◆ **WRITTEN EXERCISE**
Every line of the material is to be quoted verbatim, minus the pictures.

◆ **RECORDED INFORMATION**
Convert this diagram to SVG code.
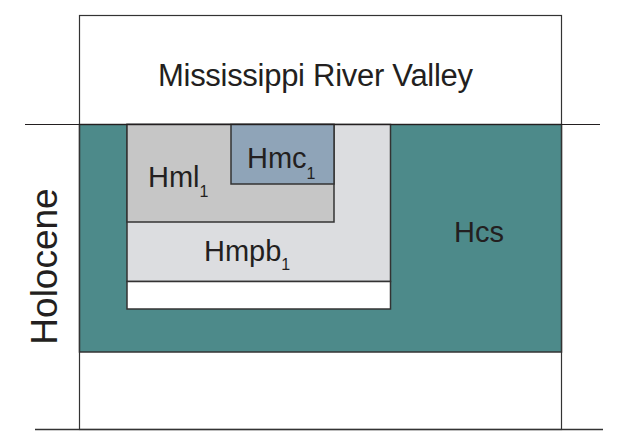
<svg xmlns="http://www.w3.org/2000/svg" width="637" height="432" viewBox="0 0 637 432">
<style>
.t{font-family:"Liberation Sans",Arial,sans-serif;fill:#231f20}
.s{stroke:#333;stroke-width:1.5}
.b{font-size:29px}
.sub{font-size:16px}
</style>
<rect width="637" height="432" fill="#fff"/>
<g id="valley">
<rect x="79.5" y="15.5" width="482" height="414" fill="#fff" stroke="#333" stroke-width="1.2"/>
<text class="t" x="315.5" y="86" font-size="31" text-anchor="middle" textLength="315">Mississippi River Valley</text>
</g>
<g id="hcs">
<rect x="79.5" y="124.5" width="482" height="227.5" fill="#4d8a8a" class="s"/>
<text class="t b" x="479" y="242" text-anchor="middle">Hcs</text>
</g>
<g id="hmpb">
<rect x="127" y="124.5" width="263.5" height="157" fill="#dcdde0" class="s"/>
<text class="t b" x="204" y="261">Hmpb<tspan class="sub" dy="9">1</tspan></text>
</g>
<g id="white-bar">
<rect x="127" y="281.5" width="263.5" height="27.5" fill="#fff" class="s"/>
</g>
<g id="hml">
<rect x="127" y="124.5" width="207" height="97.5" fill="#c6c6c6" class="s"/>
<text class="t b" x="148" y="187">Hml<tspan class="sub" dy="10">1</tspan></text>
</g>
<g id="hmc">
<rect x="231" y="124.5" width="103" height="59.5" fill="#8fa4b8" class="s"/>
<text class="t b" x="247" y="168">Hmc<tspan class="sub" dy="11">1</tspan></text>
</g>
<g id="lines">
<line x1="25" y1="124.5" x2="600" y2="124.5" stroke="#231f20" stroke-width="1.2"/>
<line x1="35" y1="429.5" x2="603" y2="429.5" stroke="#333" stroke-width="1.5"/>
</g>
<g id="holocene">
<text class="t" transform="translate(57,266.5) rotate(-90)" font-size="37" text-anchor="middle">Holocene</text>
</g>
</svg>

◆ **OUTPUT OF THE TASK**
Convert this diagram to SVG code.
<svg xmlns="http://www.w3.org/2000/svg" width="637" height="432" viewBox="0 0 637 432">
<style>
.t{font-family:"Liberation Sans",Arial,sans-serif;fill:#231f20}
.s{stroke:#333;stroke-width:1.5}
.b{font-size:29px}
.sub{font-size:16px}
</style>
<rect width="637" height="432" fill="#fff"/>
<g id="valley">
<rect x="79.5" y="15.5" width="482" height="414" fill="#fff" stroke="#333" stroke-width="1.2"/>
<text class="t" x="315.5" y="86" font-size="31" text-anchor="middle" textLength="315">Mississippi River Valley</text>
</g>
<g id="hcs">
<rect x="79.5" y="124.5" width="482" height="227.5" fill="#4d8a8a" class="s"/>
<text class="t b" x="479" y="242" text-anchor="middle">Hcs</text>
</g>
<g id="hmpb">
<rect x="127" y="124.5" width="263.5" height="157" fill="#dcdde0" class="s"/>
<text class="t b" x="204" y="261">Hmpb<tspan class="sub" dy="9">1</tspan></text>
</g>
<g id="white-bar">
<rect x="127" y="281.5" width="263.5" height="27.5" fill="#fff" class="s"/>
</g>
<g id="hml">
<rect x="127" y="124.5" width="207" height="97.5" fill="#c6c6c6" class="s"/>
<text class="t b" x="148" y="187">Hml<tspan class="sub" dy="10">1</tspan></text>
</g>
<g id="hmc">
<rect x="231" y="124.5" width="103" height="59.5" fill="#8fa4b8" class="s"/>
<text class="t b" x="247" y="168">Hmc<tspan class="sub" dy="11">1</tspan></text>
</g>
<g id="lines">
<line x1="25" y1="124.5" x2="600" y2="124.5" stroke="#231f20" stroke-width="1.2"/>
<line x1="35" y1="429.5" x2="603" y2="429.5" stroke="#333" stroke-width="1.5"/>
</g>
<g id="holocene">
<text class="t" transform="translate(57,266.5) rotate(-90)" font-size="37" text-anchor="middle">Holocene</text>
</g>
</svg>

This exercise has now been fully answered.